> _Written problem_
Write the lines out again, from the top of the material to the line containing "(nn) at (457,771)", pictures excluded.

> _Information supplied_
####
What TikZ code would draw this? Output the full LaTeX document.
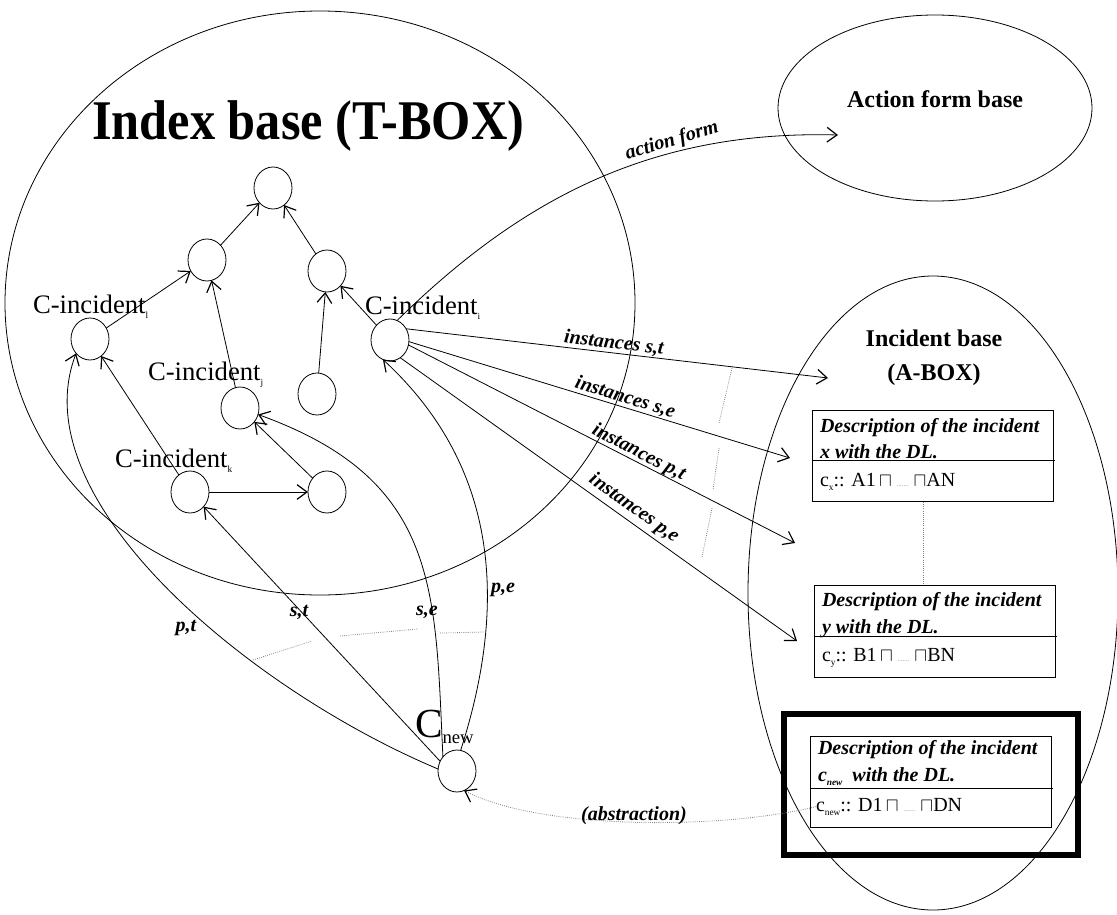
\documentclass[tikz,border=0pt]{standalone}
\usepackage{fontspec}
\setmainfont{Liberation Serif}
\usetikzlibrary{shapes.geometric,arrows.meta}
\newcommand{\sbx}[1]{\raisebox{-0.22em}{\fontsize{7}{7}\selectfont #1}}
\newcommand{\grdots}{\textcolor{gray}{\fontsize{5}{5}\selectfont .......}}
\begin{document}
\begin{tikzpicture}[x=0.75pt,y=-0.75pt,
  every node/.style={inner sep=0pt, outer sep=0pt},
  cn/.style={draw, ellipse, minimum width=28.5pt, minimum height=31.5pt, line width=0.6pt},
  arr/.style={-{Straight Barb[length=7.5pt,width=11pt,line width=0.9pt]}, line width=0.6pt},
  lbl/.style={font=\fontsize{15}{15}\selectfont\bfseries\itshape},
  dots/.style={densely dotted, gray, line width=0.6pt},
  ci/.style={font=\fontsize{20}{20}\selectfont, anchor=base west},
  desc/.style={font=\fontsize{15}{15}\selectfont\bfseries\itshape, anchor=base west},
  formula/.style={font=\fontsize{15}{15}\selectfont, anchor=base west},
  box/.style={draw, line width=0.6pt},
  thin/.style={line width=0.6pt}
]
\useasboundingbox (0,0) rectangle (1117,914);

% containers
\draw[thin] (320,303) ellipse [x radius=315, y radius=292];
\draw[thin] (935,108) ellipse [x radius=157, y radius=93];
\draw[thin] (933,593) ellipse [x radius=185, y radius=317];

% titles
\node[anchor=base west, font=\fontsize{42}{42}\selectfont\bfseries] (title) at (92,139) {\scalebox{0.9}[1]{Index base (T-BOX)}};
\node[anchor=base, font=\fontsize{18}{18}\selectfont\bfseries] (aftitle) at (935,107) {Action form base};
\node[anchor=base, font=\fontsize{18}{18}\selectfont\bfseries] (ibtitle1) at (934,346) {Incident base};
\node[anchor=base, font=\fontsize{18}{18}\selectfont\bfseries] (ibtitle2) at (934,380) {(A-BOX)};

% concept nodes
\node[cn] (top) at (273,188) {};
\node[cn] (lm) at (207,260) {};
\node[cn] (rm) at (327,271) {};
\node[cn] (nl) at (90,339) {};
\node[cn] (ni) at (390,340) {};
\node[cn] (nj) at (240,408) {};
\node[cn] (nu) at (317,394) {};
\node[cn] (nk) at (190,492) {};
\node[cn] (nr) at (327,492) {};
\node[cn] (nn) at (457,771) {};

% concept labels
\node[ci] (lbl) at (33,313) {C-incident\sbx{l}};
\node[ci] (lbj) at (148,380) {C-incident\sbx{j}};
\node[ci] (lbk) at (115,467) {C-incident\sbx{k}};
\node[ci] (lbi) at (365,314) {C-incident\sbx{i}};
\node[anchor=base west] (lbn) at (415,737) {\fontsize{31}{31}\selectfont C\raisebox{-4.5pt}{\fontsize{14}{14}\selectfont new}};

% tree edges
\draw[arr] (lm) -- (top);
\draw[arr] (rm) -- (top);
\draw[arr] (nl) -- (lm);
\draw[arr] (nj) -- (lm);
\draw[arr] (nu) -- (rm);
\draw[arr] (ni) -- (rm);
\draw[arr] (nk) -- (nr);
\draw[arr] (nr) -- (nj);
\draw[arr] (nk) -- (nl);

% edges from C_new
\draw[arr] (nn.174) .. controls (250,690) and (20,500) .. (nl.226);
\draw[arr] (nn.150) -- (nk);
\draw[arr] (nn.135) .. controls (435,590) and (440,480) .. (nj);
\draw[arr] (nn.80) .. controls (522,560) and (470,440) .. (ni.250);
\node[lbl] (ptl) at (186,628) {p,t};
\node[lbl] (stl) at (299,612) {s,t};
\node[lbl] (sel) at (427,612) {s,e};
\node[lbl] (pel) at (503,590) {p,e};

% dotted marks
\draw[dots] (253,660) -- (312,641);
\draw[dots] (340,636) -- (418,629);
\draw[dots] (440,633) -- (485,632);
\draw[dots] (732,368) -- (719,423);
\draw[dots] (719,448) -- (713,490);
\draw[dots] (712,508) -- (702,557);

% action form
\coordinate (afend) at (838,135);
\draw[arr] (ni.70) .. controls (520,200) and (650,130) .. (afend);
\node[lbl, rotate=17] (afl) at (672,141) {action form};

% instances
\coordinate (ist) at (828,378);
\coordinate (ise) at (790,458);
\coordinate (ipt) at (795,543);
\coordinate (ipe) at (797,641);
\draw[arr] (ni.35) -- (ist) node[lbl, sloped, above, pos=0.49, yshift=1pt] {instances s,t};
\draw[arr] (ni.355) -- (ise) node[lbl, sloped, above, pos=0.56, yshift=1pt] {instances s,e};
\draw[arr] (ni.345) -- (ipt) node[lbl, sloped, above, pos=0.585, yshift=0pt] {instances p,t};
\draw[arr] (ni.300) -- (ipe) node[lbl, sloped, above, pos=0.57, yshift=3pt] {instances p,e};

% incident boxes
\draw[box] (812,410) rectangle (1053,501);
\draw[thin] (812,460) -- (1055,460);
\node[desc] (d1a) at (820,432) {Description of the incident};
\node[desc] (d1b) at (820,458) {x with the DL.};
\node[formula] (f1) at (820,486) {c\sbx{x}:: A1\,$\sqcap$\ \grdots\ $\sqcap$AN};

\draw[dots] (923,502) -- (923,585);

\draw[box] (814,585) rectangle (1055,677);
\draw[thin] (814,636) -- (1057,636);
\node[desc] (d2a) at (822,606) {Description of the incident};
\node[desc] (d2b) at (822,633) {y with the DL.};
\node[formula] (f2) at (822,661) {c\sbx{y}:: B1\,$\sqcap$\ \grdots\ $\sqcap$BN};

\draw[line width=4.5pt] (784,714) rectangle (1078,855);
\draw[box] (810,736) rectangle (1051,827);
\draw[thin] (810,788) -- (1053,788);
\node[desc] (d3a) at (818,754) {Description of the incident};
\node[desc] (d3b) at (818,781) {c\sbx{new}\ \ with the DL.};
\node[formula] (f3) at (816,811) {c\sbx{new}:: D1\,$\sqcap$\ \grdots\ $\sqcap$DN};

% abstraction
\draw[dots, -{Straight Barb[length=7.5pt,width=11pt,line width=0.9pt,color=black]}] (f3.west) .. controls (720,830) and (540,830) .. (nn.290);
\node[lbl] (abl) at (634,816) {(abstraction)};
\end{tikzpicture}
\end{document}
####
> _Answer_
What TikZ code would draw this? Output the full LaTeX document.
\documentclass[tikz,border=0pt]{standalone}
\usepackage{fontspec}
\setmainfont{Liberation Serif}
\usetikzlibrary{shapes.geometric,arrows.meta}
\newcommand{\sbx}[1]{\raisebox{-0.22em}{\fontsize{7}{7}\selectfont #1}}
\newcommand{\grdots}{\textcolor{gray}{\fontsize{5}{5}\selectfont .......}}
\begin{document}
\begin{tikzpicture}[x=0.75pt,y=-0.75pt,
  every node/.style={inner sep=0pt, outer sep=0pt},
  cn/.style={draw, ellipse, minimum width=28.5pt, minimum height=31.5pt, line width=0.6pt},
  arr/.style={-{Straight Barb[length=7.5pt,width=11pt,line width=0.9pt]}, line width=0.6pt},
  lbl/.style={font=\fontsize{15}{15}\selectfont\bfseries\itshape},
  dots/.style={densely dotted, gray, line width=0.6pt},
  ci/.style={font=\fontsize{20}{20}\selectfont, anchor=base west},
  desc/.style={font=\fontsize{15}{15}\selectfont\bfseries\itshape, anchor=base west},
  formula/.style={font=\fontsize{15}{15}\selectfont, anchor=base west},
  box/.style={draw, line width=0.6pt},
  thin/.style={line width=0.6pt}
]
\useasboundingbox (0,0) rectangle (1117,914);

% containers
\draw[thin] (320,303) ellipse [x radius=315, y radius=292];
\draw[thin] (935,108) ellipse [x radius=157, y radius=93];
\draw[thin] (933,593) ellipse [x radius=185, y radius=317];

% titles
\node[anchor=base west, font=\fontsize{42}{42}\selectfont\bfseries] (title) at (92,139) {\scalebox{0.9}[1]{Index base (T-BOX)}};
\node[anchor=base, font=\fontsize{18}{18}\selectfont\bfseries] (aftitle) at (935,107) {Action form base};
\node[anchor=base, font=\fontsize{18}{18}\selectfont\bfseries] (ibtitle1) at (934,346) {Incident base};
\node[anchor=base, font=\fontsize{18}{18}\selectfont\bfseries] (ibtitle2) at (934,380) {(A-BOX)};

% concept nodes
\node[cn] (top) at (273,188) {};
\node[cn] (lm) at (207,260) {};
\node[cn] (rm) at (327,271) {};
\node[cn] (nl) at (90,339) {};
\node[cn] (ni) at (390,340) {};
\node[cn] (nj) at (240,408) {};
\node[cn] (nu) at (317,394) {};
\node[cn] (nk) at (190,492) {};
\node[cn] (nr) at (327,492) {};
\node[cn] (nn) at (457,771) {};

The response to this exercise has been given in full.